=== Collected material ===
--
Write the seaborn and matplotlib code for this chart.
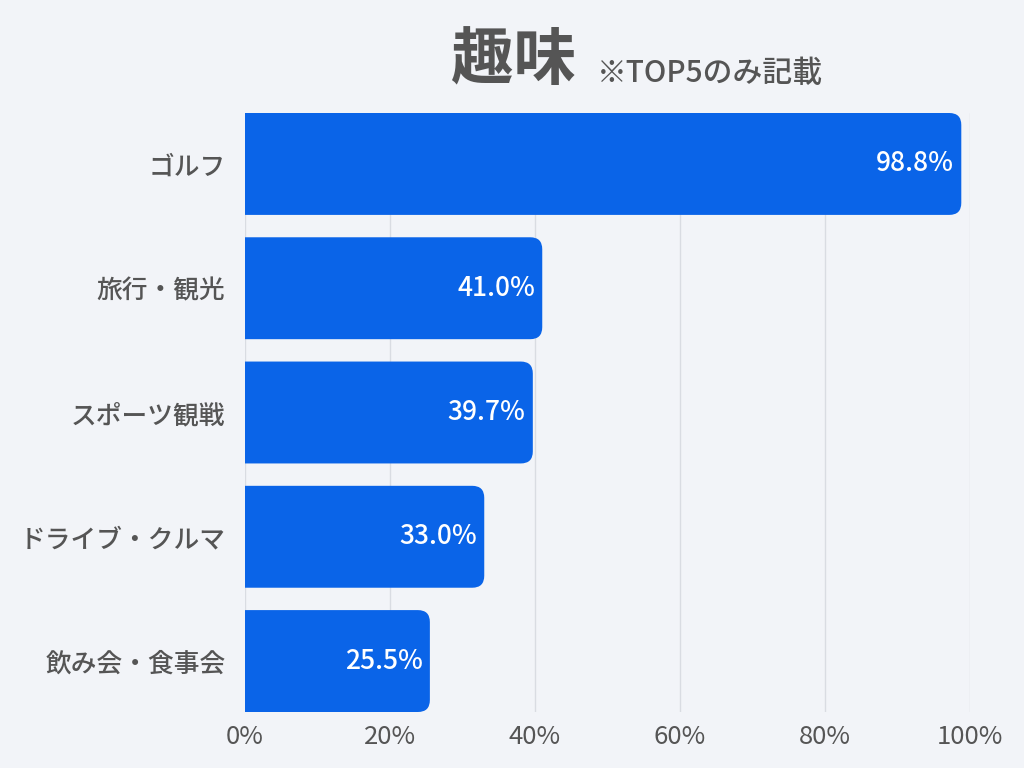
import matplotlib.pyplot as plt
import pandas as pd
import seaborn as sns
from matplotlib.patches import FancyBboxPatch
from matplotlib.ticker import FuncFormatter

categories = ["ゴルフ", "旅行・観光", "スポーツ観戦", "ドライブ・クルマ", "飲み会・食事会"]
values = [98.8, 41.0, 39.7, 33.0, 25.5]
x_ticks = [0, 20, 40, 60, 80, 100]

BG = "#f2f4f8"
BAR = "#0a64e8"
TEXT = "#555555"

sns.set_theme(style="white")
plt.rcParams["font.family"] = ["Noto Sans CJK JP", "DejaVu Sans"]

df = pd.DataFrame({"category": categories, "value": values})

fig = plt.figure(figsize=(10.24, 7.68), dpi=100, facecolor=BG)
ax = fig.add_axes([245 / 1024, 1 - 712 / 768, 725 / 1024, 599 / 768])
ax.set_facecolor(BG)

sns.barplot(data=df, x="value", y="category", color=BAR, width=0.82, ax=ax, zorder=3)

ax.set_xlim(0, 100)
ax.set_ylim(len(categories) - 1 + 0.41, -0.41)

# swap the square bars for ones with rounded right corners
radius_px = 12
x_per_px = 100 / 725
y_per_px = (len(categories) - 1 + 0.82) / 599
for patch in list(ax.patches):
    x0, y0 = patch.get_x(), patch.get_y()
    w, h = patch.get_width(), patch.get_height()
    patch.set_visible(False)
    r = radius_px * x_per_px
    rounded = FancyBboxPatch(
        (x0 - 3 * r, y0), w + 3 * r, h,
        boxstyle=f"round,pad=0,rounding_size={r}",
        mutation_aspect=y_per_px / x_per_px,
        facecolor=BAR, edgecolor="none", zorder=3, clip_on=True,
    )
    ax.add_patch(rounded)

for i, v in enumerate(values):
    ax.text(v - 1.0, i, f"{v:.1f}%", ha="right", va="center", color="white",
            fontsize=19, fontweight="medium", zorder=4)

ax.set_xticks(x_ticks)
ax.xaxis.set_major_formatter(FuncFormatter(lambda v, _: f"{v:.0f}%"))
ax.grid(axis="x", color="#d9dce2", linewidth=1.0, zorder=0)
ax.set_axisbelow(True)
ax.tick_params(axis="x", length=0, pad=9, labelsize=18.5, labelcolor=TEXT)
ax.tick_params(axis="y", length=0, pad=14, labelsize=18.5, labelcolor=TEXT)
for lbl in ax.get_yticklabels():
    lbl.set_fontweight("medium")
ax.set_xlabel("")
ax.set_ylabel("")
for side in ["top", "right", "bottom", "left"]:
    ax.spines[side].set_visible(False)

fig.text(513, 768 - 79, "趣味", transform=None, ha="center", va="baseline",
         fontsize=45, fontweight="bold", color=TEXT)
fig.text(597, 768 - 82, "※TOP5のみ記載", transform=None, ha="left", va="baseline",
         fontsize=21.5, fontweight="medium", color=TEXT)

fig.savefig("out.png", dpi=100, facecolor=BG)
--
=== Aim of the exercise ===
Take the listing above and restate it word for word, without its pictures.

=== The response ===
Write the seaborn and matplotlib code for this chart.
import matplotlib.pyplot as plt
import pandas as pd
import seaborn as sns
from matplotlib.patches import FancyBboxPatch
from matplotlib.ticker import FuncFormatter

categories = ["ゴルフ", "旅行・観光", "スポーツ観戦", "ドライブ・クルマ", "飲み会・食事会"]
values = [98.8, 41.0, 39.7, 33.0, 25.5]
x_ticks = [0, 20, 40, 60, 80, 100]

BG = "#f2f4f8"
BAR = "#0a64e8"
TEXT = "#555555"

sns.set_theme(style="white")
plt.rcParams["font.family"] = ["Noto Sans CJK JP", "DejaVu Sans"]

df = pd.DataFrame({"category": categories, "value": values})

fig = plt.figure(figsize=(10.24, 7.68), dpi=100, facecolor=BG)
ax = fig.add_axes([245 / 1024, 1 - 712 / 768, 725 / 1024, 599 / 768])
ax.set_facecolor(BG)

sns.barplot(data=df, x="value", y="category", color=BAR, width=0.82, ax=ax, zorder=3)

ax.set_xlim(0, 100)
ax.set_ylim(len(categories) - 1 + 0.41, -0.41)

# swap the square bars for ones with rounded right corners
radius_px = 12
x_per_px = 100 / 725
y_per_px = (len(categories) - 1 + 0.82) / 599
for patch in list(ax.patches):
    x0, y0 = patch.get_x(), patch.get_y()
    w, h = patch.get_width(), patch.get_height()
    patch.set_visible(False)
    r = radius_px * x_per_px
    rounded = FancyBboxPatch(
        (x0 - 3 * r, y0), w + 3 * r, h,
        boxstyle=f"round,pad=0,rounding_size={r}",
        mutation_aspect=y_per_px / x_per_px,
        facecolor=BAR, edgecolor="none", zorder=3, clip_on=True,
    )
    ax.add_patch(rounded)

for i, v in enumerate(values):
    ax.text(v - 1.0, i, f"{v:.1f}%", ha="right", va="center", color="white",
            fontsize=19, fontweight="medium", zorder=4)

ax.set_xticks(x_ticks)
ax.xaxis.set_major_formatter(FuncFormatter(lambda v, _: f"{v:.0f}%"))
ax.grid(axis="x", color="#d9dce2", linewidth=1.0, zorder=0)
ax.set_axisbelow(True)
ax.tick_params(axis="x", length=0, pad=9, labelsize=18.5, labelcolor=TEXT)
ax.tick_params(axis="y", length=0, pad=14, labelsize=18.5, labelcolor=TEXT)
for lbl in ax.get_yticklabels():
    lbl.set_fontweight("medium")
ax.set_xlabel("")
ax.set_ylabel("")
for side in ["top", "right", "bottom", "left"]:
    ax.spines[side].set_visible(False)

fig.text(513, 768 - 79, "趣味", transform=None, ha="center", va="baseline",
         fontsize=45, fontweight="bold", color=TEXT)
fig.text(597, 768 - 82, "※TOP5のみ記載", transform=None, ha="left", va="baseline",
         fontsize=21.5, fontweight="medium", color=TEXT)

fig.savefig("out.png", dpi=100, facecolor=BG)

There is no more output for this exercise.